Administration Asks SCOTUS to Support Same-Sex Marriage

In a friend-of-the-court brief filed late last week, the Obama Administration is asking the Supreme Court to overturn California’s voter-approved ban on same-sex marriage in a legal argument that could imperil states’ bans across the country.

The Associated Press (AP) is reporting that the far-reaching legal arguments presented in the brief reveal that the president is moving away from his initial embrace of same-sex marriage as being an issue for the states and is seeking a broader ruling that would grant federal approval of the unions.

For instance, the brief goes further than just the California case and calls into question the constitutionality of civil unions in seven other states. Those states, the department said, violate the Constitution if they offer civil unions to gay couples but deny them the right to marry.

In a statement following the filing, Holder said “the government seeks to vindicate the defining constitutional ideal of equal treatment under the law.”

“Obama’s position, if adopted by the court, would likely result in gay marriage becoming legal in the seven other states: Delaware, Hawaii, Illinois, Nevada, New Jersey, Oregon and Rhode Island,” the AP writes.

“In the longer term, the administration urges the justices to subject laws that discriminate on sexual orientation to more rigorous review than usual, as is the case for claims that laws discriminate on the basis of race, sex and other factors.”

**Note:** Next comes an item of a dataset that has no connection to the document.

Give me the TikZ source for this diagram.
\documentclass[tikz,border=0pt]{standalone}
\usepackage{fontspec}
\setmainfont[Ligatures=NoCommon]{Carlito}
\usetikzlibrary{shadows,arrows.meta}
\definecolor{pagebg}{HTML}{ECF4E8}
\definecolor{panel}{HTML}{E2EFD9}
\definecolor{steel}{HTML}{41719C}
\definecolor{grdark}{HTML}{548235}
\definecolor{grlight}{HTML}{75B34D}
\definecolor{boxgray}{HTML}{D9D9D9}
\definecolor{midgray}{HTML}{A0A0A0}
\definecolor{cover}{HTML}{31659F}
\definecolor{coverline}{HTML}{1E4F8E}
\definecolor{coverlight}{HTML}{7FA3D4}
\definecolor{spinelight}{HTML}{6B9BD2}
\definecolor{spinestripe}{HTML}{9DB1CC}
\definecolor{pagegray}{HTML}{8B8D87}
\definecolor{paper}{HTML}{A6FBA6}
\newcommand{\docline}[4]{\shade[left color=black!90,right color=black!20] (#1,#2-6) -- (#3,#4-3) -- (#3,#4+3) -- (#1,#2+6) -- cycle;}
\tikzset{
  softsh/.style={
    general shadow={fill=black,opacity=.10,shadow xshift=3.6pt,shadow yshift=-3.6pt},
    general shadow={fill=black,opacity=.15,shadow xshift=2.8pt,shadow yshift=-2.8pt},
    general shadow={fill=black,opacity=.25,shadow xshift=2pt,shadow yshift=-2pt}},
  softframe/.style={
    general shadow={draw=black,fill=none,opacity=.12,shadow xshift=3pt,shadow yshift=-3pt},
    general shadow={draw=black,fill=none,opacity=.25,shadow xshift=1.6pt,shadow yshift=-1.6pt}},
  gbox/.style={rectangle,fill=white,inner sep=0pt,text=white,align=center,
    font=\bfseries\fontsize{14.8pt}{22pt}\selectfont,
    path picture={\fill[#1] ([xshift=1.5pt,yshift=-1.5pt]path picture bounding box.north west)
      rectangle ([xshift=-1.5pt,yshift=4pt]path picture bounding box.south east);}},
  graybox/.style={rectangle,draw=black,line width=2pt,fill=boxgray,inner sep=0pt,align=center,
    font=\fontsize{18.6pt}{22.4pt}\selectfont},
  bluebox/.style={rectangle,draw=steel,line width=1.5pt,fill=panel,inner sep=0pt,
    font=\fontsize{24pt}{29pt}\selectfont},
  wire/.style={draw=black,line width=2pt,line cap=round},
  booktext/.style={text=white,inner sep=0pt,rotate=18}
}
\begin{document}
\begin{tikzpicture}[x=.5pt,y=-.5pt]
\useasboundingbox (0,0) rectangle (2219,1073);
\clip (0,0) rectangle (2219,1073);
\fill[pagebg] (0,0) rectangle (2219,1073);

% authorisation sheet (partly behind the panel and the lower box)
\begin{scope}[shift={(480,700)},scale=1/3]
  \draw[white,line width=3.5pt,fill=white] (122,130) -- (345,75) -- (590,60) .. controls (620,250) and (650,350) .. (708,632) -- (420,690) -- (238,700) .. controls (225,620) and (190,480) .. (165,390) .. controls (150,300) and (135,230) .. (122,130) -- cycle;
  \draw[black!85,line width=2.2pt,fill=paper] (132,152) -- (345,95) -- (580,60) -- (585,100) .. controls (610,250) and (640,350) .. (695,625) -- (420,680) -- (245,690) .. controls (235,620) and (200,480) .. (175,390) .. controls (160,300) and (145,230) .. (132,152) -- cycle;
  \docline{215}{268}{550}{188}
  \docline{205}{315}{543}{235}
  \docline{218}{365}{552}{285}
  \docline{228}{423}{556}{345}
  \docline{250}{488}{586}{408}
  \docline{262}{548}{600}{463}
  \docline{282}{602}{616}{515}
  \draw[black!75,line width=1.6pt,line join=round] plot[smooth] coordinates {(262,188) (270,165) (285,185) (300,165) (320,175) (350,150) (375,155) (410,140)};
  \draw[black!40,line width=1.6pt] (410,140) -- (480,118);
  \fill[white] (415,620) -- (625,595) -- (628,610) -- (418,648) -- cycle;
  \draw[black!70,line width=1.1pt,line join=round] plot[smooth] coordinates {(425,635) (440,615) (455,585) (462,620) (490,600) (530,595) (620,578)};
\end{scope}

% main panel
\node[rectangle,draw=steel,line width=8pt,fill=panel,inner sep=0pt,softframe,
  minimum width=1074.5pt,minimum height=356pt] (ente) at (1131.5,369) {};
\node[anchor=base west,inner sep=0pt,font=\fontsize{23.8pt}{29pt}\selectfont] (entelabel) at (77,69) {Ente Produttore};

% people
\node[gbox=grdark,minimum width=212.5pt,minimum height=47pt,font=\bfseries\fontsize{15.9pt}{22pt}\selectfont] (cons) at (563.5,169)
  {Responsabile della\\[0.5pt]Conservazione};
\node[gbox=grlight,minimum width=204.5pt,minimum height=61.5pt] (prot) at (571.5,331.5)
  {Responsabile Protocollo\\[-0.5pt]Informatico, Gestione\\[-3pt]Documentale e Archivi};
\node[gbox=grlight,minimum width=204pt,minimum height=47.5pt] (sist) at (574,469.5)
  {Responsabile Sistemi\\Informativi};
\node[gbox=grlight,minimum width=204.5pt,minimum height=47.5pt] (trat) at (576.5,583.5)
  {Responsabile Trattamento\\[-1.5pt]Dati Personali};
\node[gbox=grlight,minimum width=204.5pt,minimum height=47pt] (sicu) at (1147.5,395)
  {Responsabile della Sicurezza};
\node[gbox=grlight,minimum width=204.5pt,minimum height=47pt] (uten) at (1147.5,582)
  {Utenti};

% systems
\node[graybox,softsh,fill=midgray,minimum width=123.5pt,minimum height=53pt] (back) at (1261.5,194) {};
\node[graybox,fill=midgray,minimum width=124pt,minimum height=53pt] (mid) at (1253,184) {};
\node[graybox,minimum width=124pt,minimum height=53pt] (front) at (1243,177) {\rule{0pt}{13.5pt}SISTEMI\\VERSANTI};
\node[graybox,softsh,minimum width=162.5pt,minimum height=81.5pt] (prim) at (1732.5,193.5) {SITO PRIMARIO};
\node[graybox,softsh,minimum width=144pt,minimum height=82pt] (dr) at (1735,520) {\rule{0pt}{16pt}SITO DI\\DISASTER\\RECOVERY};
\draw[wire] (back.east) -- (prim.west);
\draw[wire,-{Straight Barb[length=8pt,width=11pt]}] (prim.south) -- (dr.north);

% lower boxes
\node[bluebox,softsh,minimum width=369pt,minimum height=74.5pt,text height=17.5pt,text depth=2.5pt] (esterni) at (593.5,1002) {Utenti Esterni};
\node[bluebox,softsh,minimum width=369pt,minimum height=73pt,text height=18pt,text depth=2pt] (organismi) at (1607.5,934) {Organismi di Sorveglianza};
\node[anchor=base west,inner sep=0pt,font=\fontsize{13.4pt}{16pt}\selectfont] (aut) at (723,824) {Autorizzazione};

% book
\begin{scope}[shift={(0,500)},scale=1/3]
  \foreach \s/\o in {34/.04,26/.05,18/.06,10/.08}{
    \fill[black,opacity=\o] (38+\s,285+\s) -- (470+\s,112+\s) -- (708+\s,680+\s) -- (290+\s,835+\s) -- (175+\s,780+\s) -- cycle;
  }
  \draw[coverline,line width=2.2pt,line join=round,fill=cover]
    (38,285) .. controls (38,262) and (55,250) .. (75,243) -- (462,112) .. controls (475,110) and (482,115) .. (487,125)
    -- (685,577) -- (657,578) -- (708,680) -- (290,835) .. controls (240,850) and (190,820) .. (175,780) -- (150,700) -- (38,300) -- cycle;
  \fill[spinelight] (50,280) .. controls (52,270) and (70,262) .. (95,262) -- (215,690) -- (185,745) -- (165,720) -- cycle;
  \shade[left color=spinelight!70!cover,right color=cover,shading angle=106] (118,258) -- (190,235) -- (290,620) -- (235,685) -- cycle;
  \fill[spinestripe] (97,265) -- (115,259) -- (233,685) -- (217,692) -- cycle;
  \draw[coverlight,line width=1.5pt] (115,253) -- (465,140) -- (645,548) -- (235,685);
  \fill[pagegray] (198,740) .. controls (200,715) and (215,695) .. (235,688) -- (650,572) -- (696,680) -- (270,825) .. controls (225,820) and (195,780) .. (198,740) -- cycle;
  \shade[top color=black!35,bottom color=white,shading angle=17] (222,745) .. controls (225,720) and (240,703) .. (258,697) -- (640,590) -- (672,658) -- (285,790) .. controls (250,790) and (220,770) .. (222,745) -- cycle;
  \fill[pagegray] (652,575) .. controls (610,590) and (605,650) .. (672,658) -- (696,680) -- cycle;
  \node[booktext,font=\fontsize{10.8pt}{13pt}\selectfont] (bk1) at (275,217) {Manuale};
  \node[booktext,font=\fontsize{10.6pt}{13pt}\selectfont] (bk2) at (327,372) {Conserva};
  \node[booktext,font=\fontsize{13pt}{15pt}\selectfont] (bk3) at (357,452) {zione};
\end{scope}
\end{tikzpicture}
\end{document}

However, as the AP points out, the Supreme Court has never extended homosexual Americans the kind of special protections it affords to women and minorities.

“Obama again asserted a bold claim of full equality for gay Americans, this time in a legal brief,” said Richard Socarides, an attorney and advocate for same-sex marriage. “If its full weight and reasoning are accepted by the Supreme Court, all anti-gay marriage state constitutional amendments will fall, and quickly.”

But legal experts see that as a big “if”.

Speaking to NBC News, G. Edward White, Supreme Court scholar at the University of Virginia and author of “The American Judicial Tradition: Profiles of Leading American Judges” said he thought the impact of the brief on the Justice’s would be “virtually zero.”

“I really don’t think one should attach any legal significance to this particular intervention,” he said. “My takeaway is really that this is a symbolic act on the part of the administration. They’re doing it for political currency purposes. The justices are going to understand that’s what it is.”

ProtectMarriage.com, the group that brought the legal challenge to keep California’s ban on the books, called the president’s brief a “frontal assault” on the law by the Solicitor General in an email to supporters, calling it “a stunning declaration of war against the longstanding meaning of marriage and its obvious ties to society’s interesting in both mothers and fathers raising the next generation.”

Supporters of same-sex marriage view the upcoming hearings on this case, and another case related to the Defense of Marriage Act, as a potential watershed moment for same-sex unions.

The Justices are not expected to release a decision on the cases until sometime in June.